■ **Task inputs**
◆ ◆ ◆ ◆ ◆

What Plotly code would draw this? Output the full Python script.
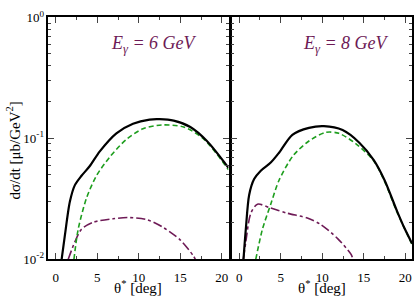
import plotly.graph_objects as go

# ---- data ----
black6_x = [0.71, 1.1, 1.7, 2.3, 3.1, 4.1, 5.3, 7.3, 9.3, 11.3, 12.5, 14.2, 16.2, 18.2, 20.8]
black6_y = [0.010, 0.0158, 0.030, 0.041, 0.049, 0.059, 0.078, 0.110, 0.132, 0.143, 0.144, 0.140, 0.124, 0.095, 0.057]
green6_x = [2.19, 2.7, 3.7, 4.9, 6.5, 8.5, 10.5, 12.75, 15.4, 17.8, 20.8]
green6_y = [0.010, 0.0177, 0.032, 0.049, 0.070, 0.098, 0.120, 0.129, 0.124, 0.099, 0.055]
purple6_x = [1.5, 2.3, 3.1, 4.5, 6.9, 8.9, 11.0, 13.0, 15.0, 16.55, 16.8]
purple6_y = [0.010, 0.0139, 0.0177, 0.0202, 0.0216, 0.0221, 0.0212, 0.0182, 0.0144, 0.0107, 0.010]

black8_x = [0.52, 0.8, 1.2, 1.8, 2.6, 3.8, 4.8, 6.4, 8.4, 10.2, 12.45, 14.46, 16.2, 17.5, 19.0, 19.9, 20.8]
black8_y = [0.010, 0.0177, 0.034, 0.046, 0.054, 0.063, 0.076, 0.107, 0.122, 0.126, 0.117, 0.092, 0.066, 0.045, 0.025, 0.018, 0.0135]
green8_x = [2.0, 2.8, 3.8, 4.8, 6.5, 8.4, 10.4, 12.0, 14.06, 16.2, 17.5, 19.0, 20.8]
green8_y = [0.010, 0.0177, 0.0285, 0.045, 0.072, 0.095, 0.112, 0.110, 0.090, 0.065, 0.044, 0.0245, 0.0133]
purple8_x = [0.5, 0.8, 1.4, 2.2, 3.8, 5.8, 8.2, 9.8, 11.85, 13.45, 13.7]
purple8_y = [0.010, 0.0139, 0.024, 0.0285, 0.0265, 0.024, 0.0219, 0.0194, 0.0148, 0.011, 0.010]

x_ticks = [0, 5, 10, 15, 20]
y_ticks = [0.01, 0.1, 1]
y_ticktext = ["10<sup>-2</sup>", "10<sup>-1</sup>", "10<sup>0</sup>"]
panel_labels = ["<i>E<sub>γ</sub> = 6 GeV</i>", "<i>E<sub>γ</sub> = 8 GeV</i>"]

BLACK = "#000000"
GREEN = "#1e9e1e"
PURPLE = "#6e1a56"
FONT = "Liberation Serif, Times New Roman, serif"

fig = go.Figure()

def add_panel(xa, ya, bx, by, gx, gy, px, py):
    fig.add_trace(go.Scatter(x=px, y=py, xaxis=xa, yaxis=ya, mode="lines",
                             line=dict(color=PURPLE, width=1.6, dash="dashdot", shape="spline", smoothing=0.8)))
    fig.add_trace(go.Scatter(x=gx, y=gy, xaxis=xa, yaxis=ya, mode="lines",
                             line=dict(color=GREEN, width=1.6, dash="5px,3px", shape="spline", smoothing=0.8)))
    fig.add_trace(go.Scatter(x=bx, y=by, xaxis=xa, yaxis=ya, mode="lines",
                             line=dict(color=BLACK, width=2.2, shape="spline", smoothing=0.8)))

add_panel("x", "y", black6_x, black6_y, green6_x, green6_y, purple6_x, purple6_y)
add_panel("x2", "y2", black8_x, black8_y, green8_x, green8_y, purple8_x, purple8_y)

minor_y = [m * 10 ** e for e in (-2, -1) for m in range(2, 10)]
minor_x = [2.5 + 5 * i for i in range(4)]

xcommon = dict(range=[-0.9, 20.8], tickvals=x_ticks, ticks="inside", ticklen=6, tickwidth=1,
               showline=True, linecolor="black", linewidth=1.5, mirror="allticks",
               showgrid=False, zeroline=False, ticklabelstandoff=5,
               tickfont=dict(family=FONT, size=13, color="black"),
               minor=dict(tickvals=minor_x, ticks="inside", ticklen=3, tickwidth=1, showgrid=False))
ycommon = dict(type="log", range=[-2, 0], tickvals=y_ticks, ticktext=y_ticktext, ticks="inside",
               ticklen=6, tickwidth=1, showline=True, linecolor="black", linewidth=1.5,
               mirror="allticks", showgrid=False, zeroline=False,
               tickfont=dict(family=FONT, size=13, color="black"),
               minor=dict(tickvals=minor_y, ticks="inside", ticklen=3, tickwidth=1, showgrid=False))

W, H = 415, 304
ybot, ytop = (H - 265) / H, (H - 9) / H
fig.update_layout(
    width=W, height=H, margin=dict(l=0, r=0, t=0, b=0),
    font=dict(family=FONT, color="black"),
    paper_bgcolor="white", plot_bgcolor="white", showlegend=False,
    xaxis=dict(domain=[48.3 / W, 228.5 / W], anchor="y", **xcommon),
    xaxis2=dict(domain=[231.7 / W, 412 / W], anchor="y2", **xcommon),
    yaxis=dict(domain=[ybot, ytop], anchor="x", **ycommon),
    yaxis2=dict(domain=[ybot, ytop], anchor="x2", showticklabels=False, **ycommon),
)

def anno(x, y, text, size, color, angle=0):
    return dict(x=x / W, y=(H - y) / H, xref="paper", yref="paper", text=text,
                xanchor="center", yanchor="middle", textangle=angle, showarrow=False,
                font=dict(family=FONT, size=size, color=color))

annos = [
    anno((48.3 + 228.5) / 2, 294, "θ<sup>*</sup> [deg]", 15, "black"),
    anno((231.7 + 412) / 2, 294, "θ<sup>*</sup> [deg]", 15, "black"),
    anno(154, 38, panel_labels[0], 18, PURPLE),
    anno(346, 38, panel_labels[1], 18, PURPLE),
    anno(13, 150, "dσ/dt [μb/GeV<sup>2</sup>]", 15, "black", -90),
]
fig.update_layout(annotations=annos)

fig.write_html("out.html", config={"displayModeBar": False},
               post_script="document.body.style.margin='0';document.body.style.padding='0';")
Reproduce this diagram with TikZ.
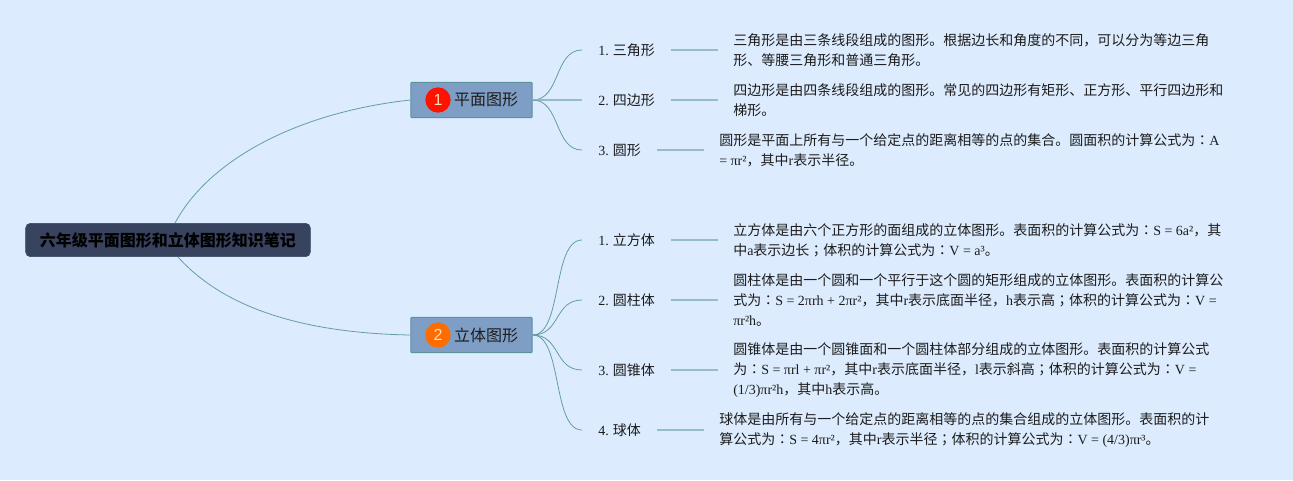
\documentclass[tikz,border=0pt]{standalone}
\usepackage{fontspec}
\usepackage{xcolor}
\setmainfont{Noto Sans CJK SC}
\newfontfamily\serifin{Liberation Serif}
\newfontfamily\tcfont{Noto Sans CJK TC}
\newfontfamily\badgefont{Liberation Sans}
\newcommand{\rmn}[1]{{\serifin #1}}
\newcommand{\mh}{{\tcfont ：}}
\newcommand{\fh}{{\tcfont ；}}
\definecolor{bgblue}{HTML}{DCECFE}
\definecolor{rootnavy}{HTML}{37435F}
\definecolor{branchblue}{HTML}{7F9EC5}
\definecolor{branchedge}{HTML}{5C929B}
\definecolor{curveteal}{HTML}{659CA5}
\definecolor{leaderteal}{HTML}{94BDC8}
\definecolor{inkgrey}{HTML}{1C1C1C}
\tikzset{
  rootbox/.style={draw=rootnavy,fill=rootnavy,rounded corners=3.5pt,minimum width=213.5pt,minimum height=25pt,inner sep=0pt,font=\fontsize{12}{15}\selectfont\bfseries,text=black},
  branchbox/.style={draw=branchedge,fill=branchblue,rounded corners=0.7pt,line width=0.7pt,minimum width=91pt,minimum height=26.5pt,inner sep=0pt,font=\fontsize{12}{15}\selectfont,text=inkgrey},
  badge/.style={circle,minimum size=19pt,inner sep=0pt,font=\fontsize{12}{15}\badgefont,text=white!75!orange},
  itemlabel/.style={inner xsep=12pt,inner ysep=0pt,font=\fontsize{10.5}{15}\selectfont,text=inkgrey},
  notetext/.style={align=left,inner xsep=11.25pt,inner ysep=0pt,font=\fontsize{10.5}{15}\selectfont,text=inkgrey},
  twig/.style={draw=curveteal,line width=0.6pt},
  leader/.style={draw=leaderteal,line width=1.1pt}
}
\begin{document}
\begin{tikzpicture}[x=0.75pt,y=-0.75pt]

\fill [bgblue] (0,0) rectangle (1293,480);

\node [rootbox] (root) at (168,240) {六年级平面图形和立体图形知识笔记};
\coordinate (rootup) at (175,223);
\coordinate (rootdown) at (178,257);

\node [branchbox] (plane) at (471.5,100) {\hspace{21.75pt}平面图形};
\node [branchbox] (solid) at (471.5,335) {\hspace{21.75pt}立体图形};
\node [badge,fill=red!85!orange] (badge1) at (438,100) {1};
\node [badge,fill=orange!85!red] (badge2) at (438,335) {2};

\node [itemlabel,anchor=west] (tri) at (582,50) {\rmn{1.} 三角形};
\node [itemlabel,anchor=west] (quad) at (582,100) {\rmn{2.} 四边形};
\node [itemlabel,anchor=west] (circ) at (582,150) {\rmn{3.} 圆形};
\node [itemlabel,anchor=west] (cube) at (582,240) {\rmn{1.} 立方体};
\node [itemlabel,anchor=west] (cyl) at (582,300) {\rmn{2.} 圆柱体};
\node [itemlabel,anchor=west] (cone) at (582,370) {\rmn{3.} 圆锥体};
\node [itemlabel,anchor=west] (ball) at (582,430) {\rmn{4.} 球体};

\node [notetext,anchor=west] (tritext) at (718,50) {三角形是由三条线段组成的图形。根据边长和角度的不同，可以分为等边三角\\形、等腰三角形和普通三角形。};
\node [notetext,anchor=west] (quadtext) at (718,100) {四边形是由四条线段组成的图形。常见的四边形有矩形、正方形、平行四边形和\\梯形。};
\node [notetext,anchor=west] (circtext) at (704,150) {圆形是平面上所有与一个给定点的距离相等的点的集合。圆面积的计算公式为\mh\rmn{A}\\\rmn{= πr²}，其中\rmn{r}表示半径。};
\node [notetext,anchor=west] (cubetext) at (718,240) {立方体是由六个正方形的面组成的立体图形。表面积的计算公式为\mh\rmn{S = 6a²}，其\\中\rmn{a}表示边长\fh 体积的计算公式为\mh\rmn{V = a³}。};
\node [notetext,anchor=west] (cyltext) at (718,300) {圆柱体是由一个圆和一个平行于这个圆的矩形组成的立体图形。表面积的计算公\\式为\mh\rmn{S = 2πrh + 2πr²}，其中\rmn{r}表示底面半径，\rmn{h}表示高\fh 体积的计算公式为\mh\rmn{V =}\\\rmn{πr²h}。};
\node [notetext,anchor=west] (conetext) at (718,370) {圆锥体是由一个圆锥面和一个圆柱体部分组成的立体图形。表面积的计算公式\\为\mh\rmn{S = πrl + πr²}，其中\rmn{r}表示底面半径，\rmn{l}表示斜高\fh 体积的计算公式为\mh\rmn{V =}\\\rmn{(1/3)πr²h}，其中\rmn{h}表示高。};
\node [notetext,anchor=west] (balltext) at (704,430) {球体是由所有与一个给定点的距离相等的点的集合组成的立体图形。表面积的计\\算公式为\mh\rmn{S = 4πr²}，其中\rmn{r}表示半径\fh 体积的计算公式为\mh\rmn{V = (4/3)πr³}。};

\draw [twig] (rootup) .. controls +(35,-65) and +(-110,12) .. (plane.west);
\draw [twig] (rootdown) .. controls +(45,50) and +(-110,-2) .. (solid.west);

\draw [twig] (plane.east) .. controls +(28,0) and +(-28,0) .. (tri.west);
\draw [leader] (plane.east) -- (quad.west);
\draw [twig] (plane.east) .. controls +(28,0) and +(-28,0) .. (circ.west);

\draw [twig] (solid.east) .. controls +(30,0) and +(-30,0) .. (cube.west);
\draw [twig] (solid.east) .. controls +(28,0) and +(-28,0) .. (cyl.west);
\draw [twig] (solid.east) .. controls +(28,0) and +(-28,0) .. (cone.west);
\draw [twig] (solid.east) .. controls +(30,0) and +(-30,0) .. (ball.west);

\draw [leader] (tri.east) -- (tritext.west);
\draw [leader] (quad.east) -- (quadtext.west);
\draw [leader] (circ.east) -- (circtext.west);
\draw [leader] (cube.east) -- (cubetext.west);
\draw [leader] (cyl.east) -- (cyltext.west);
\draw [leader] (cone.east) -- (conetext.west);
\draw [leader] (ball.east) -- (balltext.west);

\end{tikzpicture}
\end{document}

◆ ◆ ◆ ◆ ◆

■ **Goal**
Copy, exactly as they stand, the lines from the one that holds "Reproduce this diagram with TikZ." to the one that holds "(0,0) rectangle (1293,480);", both included, and drop every picture.

■ **Reply to the task**
Reproduce this diagram with TikZ.
\documentclass[tikz,border=0pt]{standalone}
\usepackage{fontspec}
\usepackage{xcolor}
\setmainfont{Noto Sans CJK SC}
\newfontfamily\serifin{Liberation Serif}
\newfontfamily\tcfont{Noto Sans CJK TC}
\newfontfamily\badgefont{Liberation Sans}
\newcommand{\rmn}[1]{{\serifin #1}}
\newcommand{\mh}{{\tcfont ：}}
\newcommand{\fh}{{\tcfont ；}}
\definecolor{bgblue}{HTML}{DCECFE}
\definecolor{rootnavy}{HTML}{37435F}
\definecolor{branchblue}{HTML}{7F9EC5}
\definecolor{branchedge}{HTML}{5C929B}
\definecolor{curveteal}{HTML}{659CA5}
\definecolor{leaderteal}{HTML}{94BDC8}
\definecolor{inkgrey}{HTML}{1C1C1C}
\tikzset{
  rootbox/.style={draw=rootnavy,fill=rootnavy,rounded corners=3.5pt,minimum width=213.5pt,minimum height=25pt,inner sep=0pt,font=\fontsize{12}{15}\selectfont\bfseries,text=black},
  branchbox/.style={draw=branchedge,fill=branchblue,rounded corners=0.7pt,line width=0.7pt,minimum width=91pt,minimum height=26.5pt,inner sep=0pt,font=\fontsize{12}{15}\selectfont,text=inkgrey},
  badge/.style={circle,minimum size=19pt,inner sep=0pt,font=\fontsize{12}{15}\badgefont,text=white!75!orange},
  itemlabel/.style={inner xsep=12pt,inner ysep=0pt,font=\fontsize{10.5}{15}\selectfont,text=inkgrey},
  notetext/.style={align=left,inner xsep=11.25pt,inner ysep=0pt,font=\fontsize{10.5}{15}\selectfont,text=inkgrey},
  twig/.style={draw=curveteal,line width=0.6pt},
  leader/.style={draw=leaderteal,line width=1.1pt}
}
\begin{document}
\begin{tikzpicture}[x=0.75pt,y=-0.75pt]

\fill [bgblue] (0,0) rectangle (1293,480);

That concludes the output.